--- Stated task ---
What is to be printed is the span of lines starting at the one containing "Convert this diagram to TikZ code." and ending at the one containing "(0,0) rectangle (22.87,9.22);", reproduced exactly with pictures left out.

======== Task data ========

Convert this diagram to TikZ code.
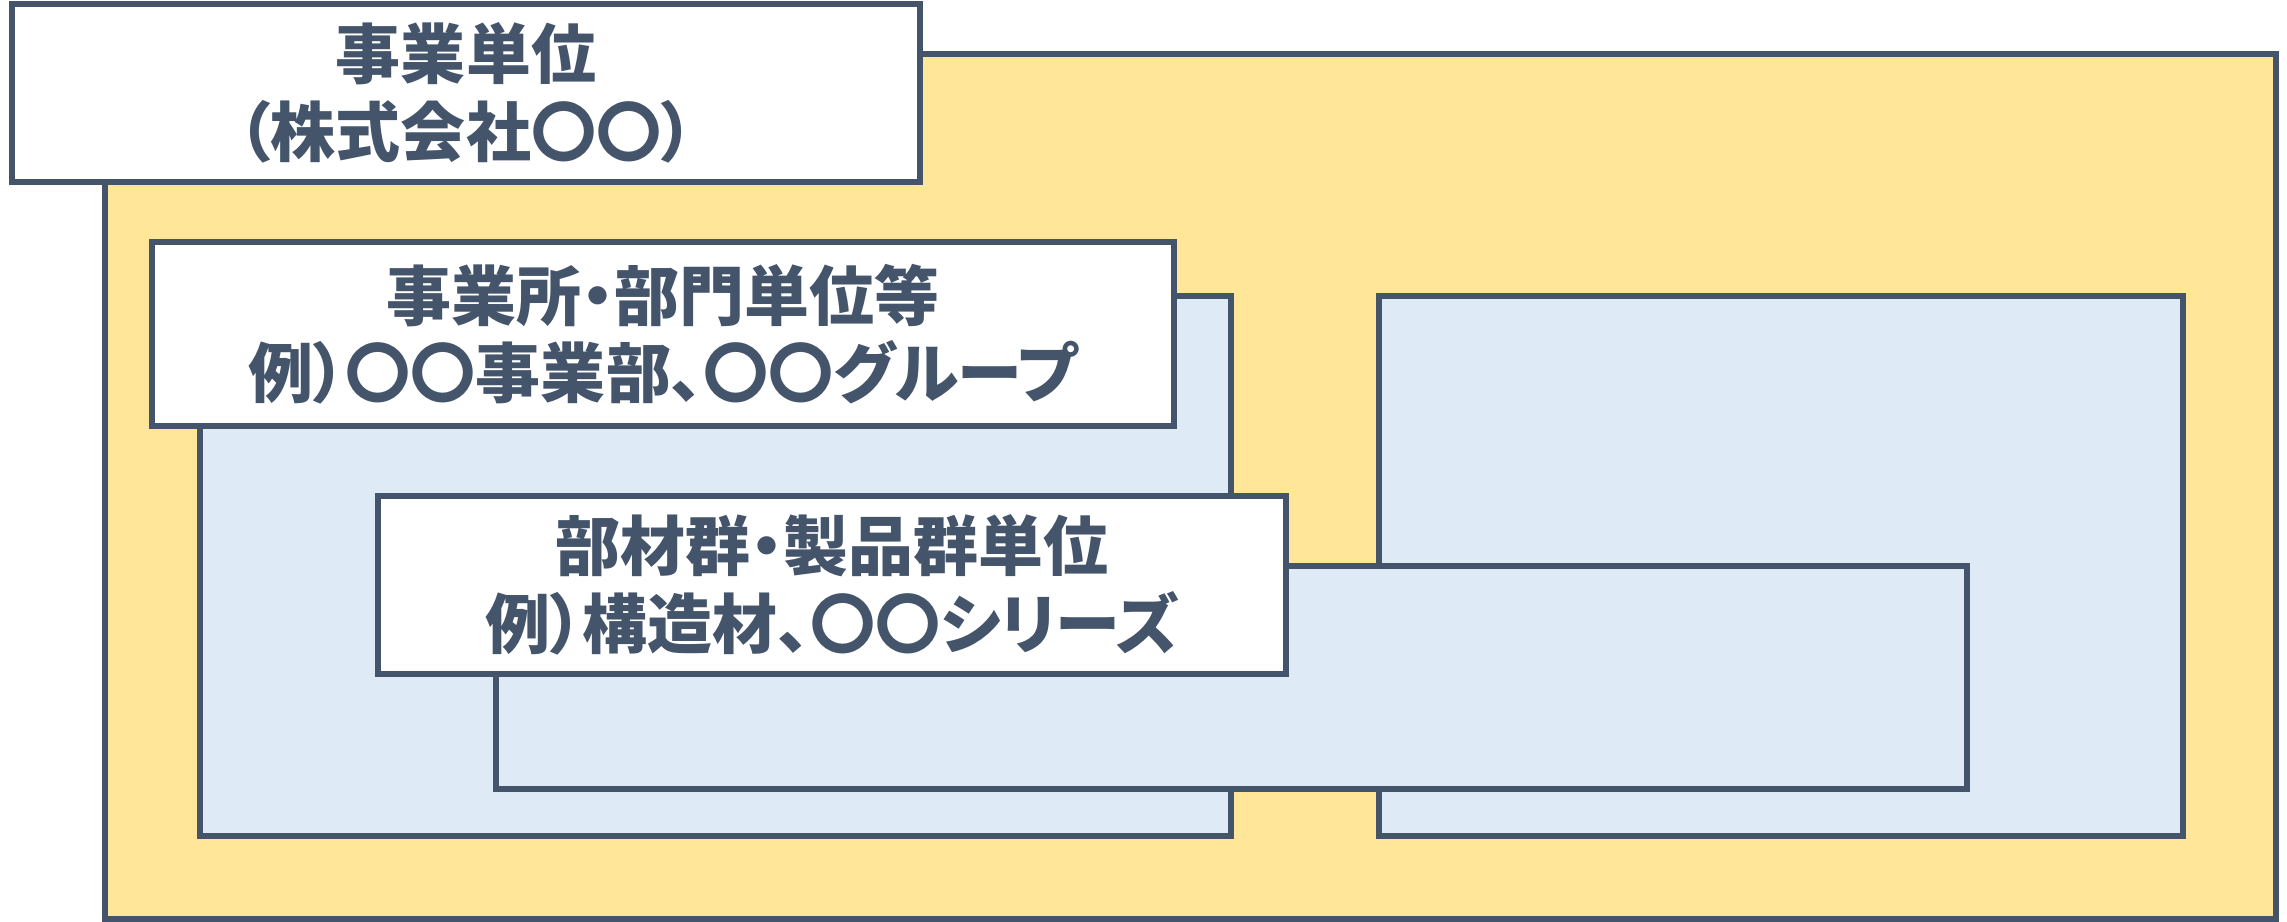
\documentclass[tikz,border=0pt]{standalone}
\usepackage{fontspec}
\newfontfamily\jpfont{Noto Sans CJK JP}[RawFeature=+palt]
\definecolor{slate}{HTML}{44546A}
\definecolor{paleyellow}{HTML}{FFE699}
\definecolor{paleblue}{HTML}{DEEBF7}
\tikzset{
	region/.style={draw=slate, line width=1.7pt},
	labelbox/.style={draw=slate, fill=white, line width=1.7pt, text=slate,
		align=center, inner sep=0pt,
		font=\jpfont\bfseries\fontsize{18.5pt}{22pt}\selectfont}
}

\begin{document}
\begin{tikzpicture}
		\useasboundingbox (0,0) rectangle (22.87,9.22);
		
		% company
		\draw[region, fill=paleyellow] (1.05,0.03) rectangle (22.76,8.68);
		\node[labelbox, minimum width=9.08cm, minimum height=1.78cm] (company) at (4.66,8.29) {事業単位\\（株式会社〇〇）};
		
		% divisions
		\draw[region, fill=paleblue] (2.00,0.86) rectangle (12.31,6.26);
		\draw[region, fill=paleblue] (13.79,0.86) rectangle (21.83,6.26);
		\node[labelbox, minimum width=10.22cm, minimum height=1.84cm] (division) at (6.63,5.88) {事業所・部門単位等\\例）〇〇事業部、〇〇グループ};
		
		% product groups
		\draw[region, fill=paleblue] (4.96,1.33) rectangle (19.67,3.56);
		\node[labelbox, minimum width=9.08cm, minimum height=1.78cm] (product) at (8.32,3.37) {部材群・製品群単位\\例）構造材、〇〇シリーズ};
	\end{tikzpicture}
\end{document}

========
======== Task data ========

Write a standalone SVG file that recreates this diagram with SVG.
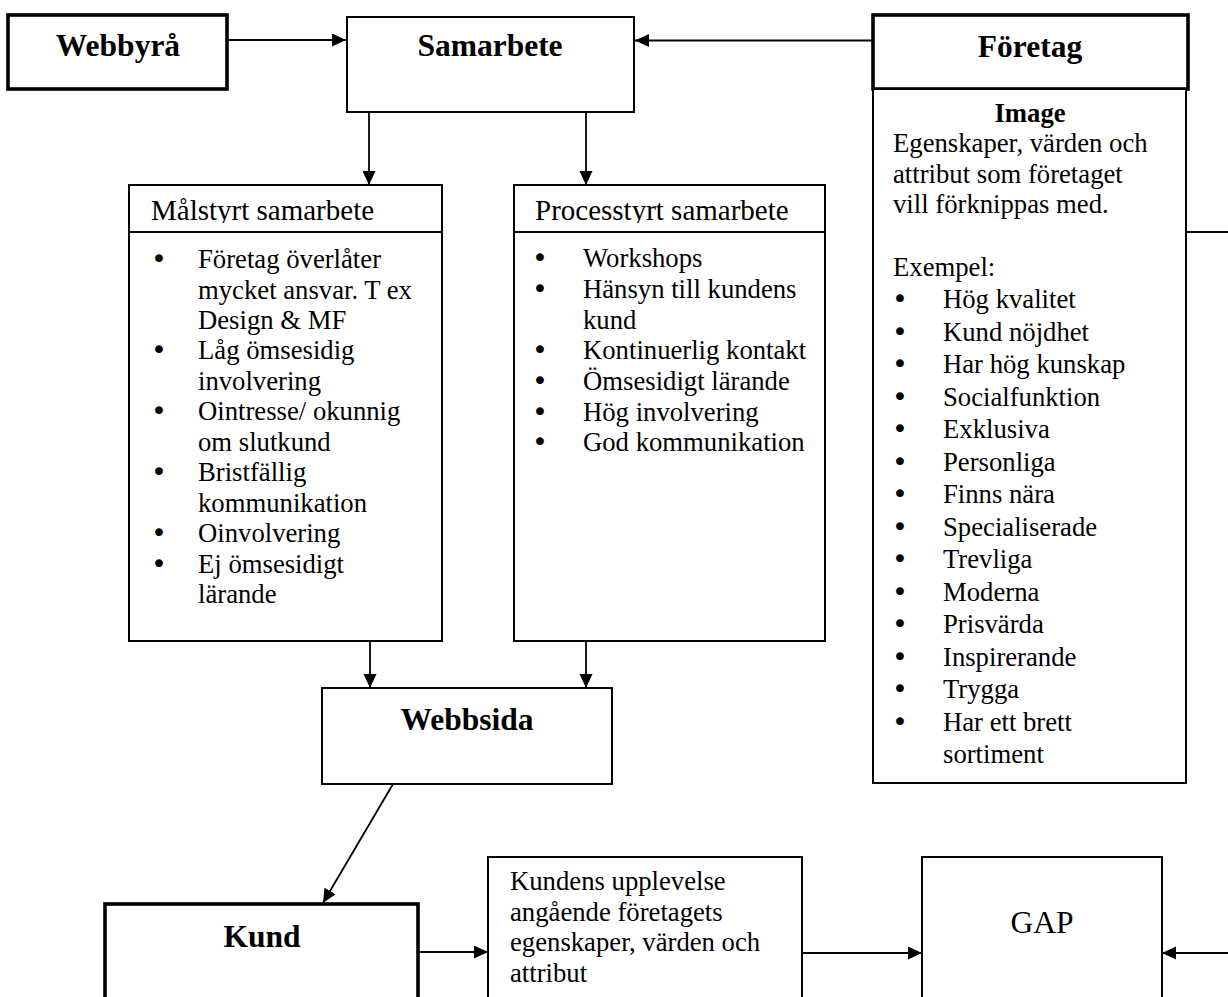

========
======== Task data ========

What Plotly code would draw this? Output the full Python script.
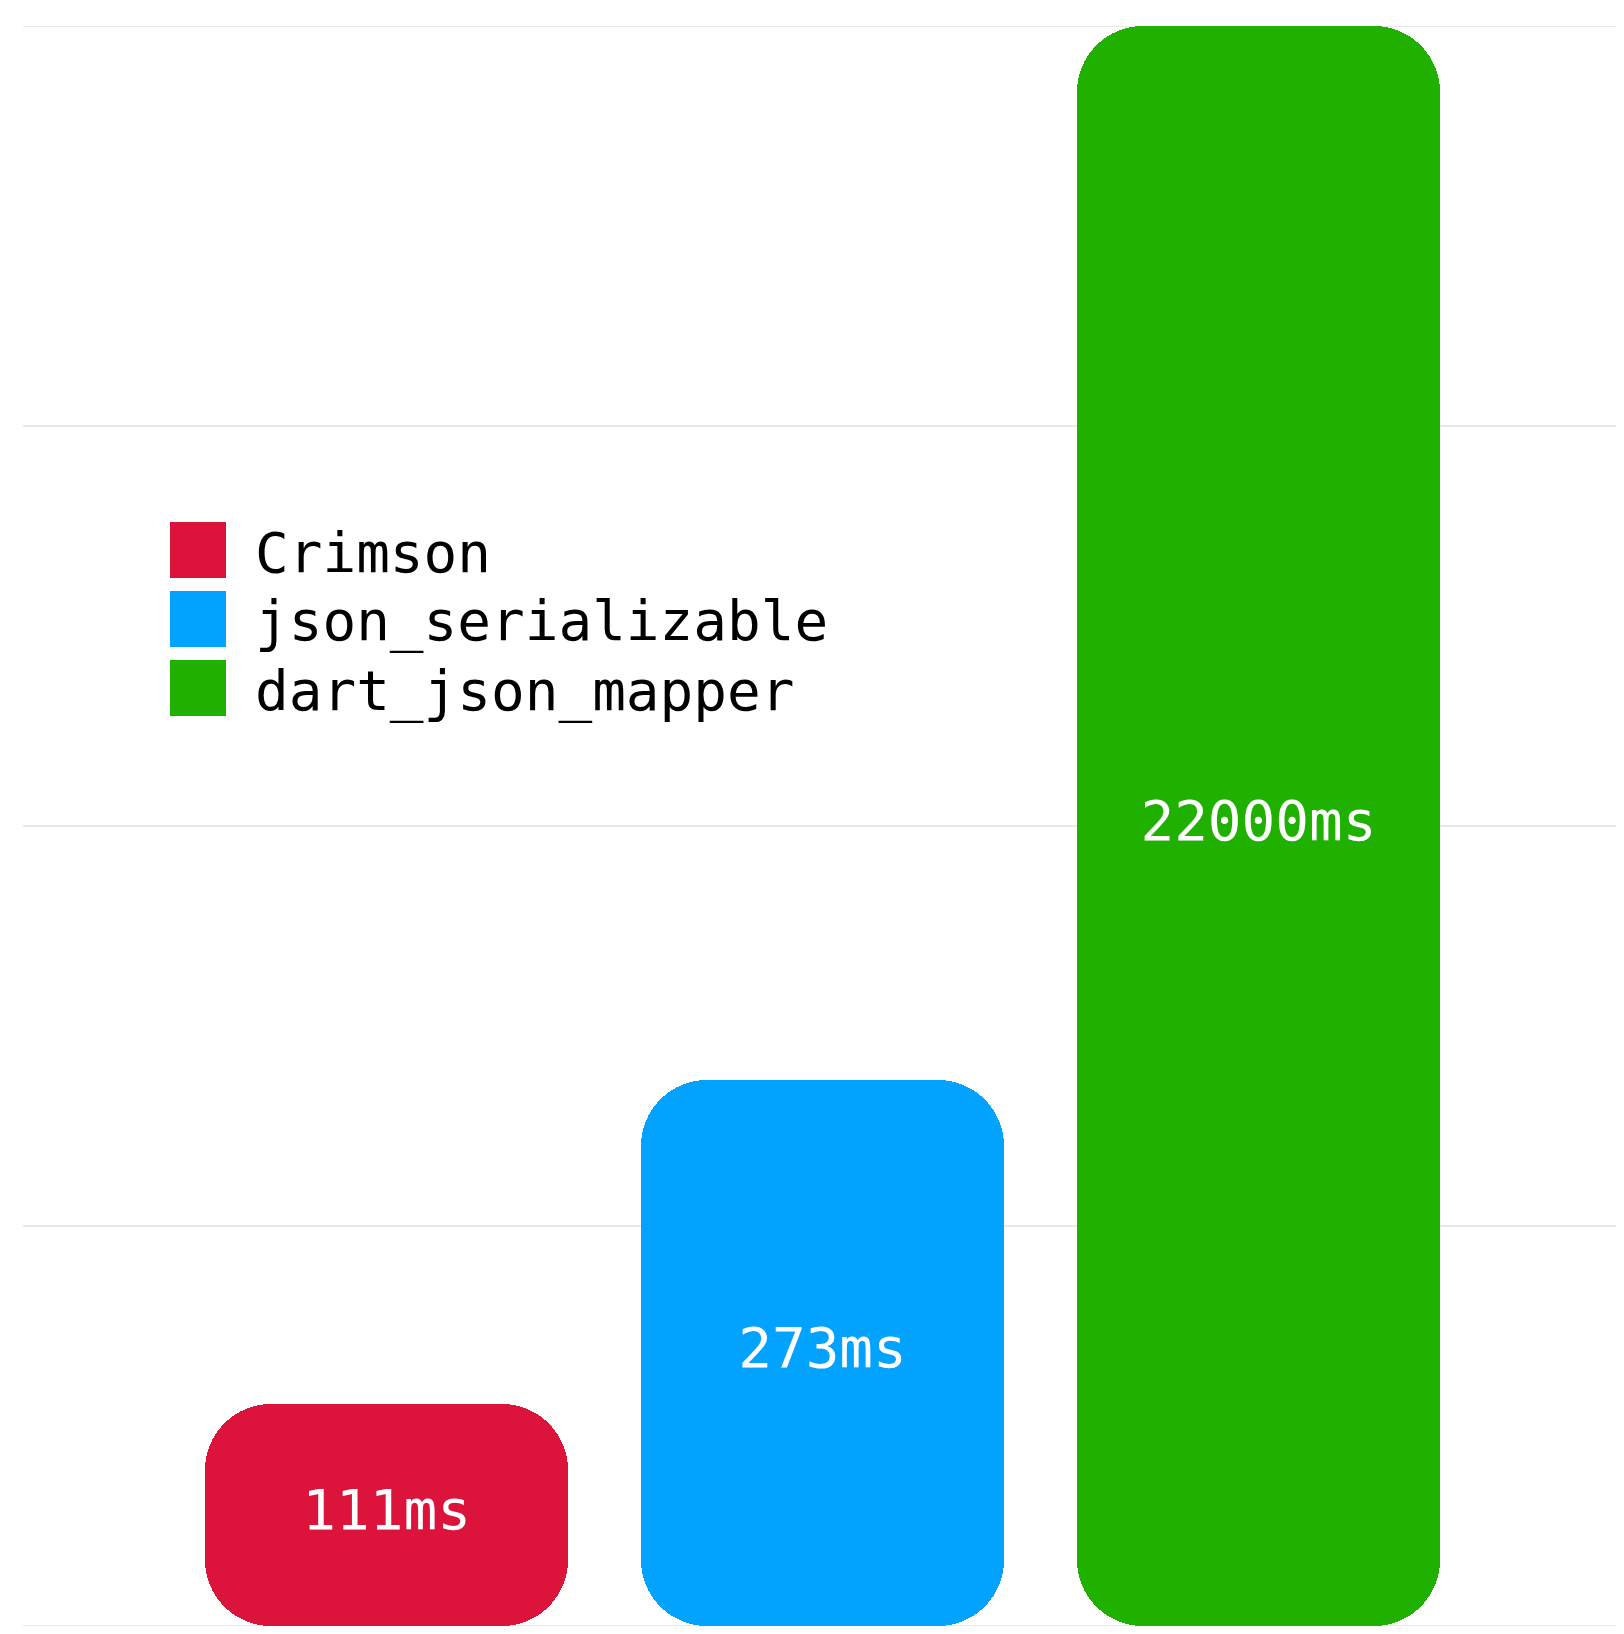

========

--- Result ---
Convert this diagram to TikZ code.
\documentclass[tikz,border=0pt]{standalone}
\usepackage{fontspec}
\newfontfamily\jpfont{Noto Sans CJK JP}[RawFeature=+palt]
\definecolor{slate}{HTML}{44546A}
\definecolor{paleyellow}{HTML}{FFE699}
\definecolor{paleblue}{HTML}{DEEBF7}
\tikzset{
	region/.style={draw=slate, line width=1.7pt},
	labelbox/.style={draw=slate, fill=white, line width=1.7pt, text=slate,
		align=center, inner sep=0pt,
		font=\jpfont\bfseries\fontsize{18.5pt}{22pt}\selectfont}
}

\begin{document}
\begin{tikzpicture}
		\useasboundingbox (0,0) rectangle (22.87,9.22);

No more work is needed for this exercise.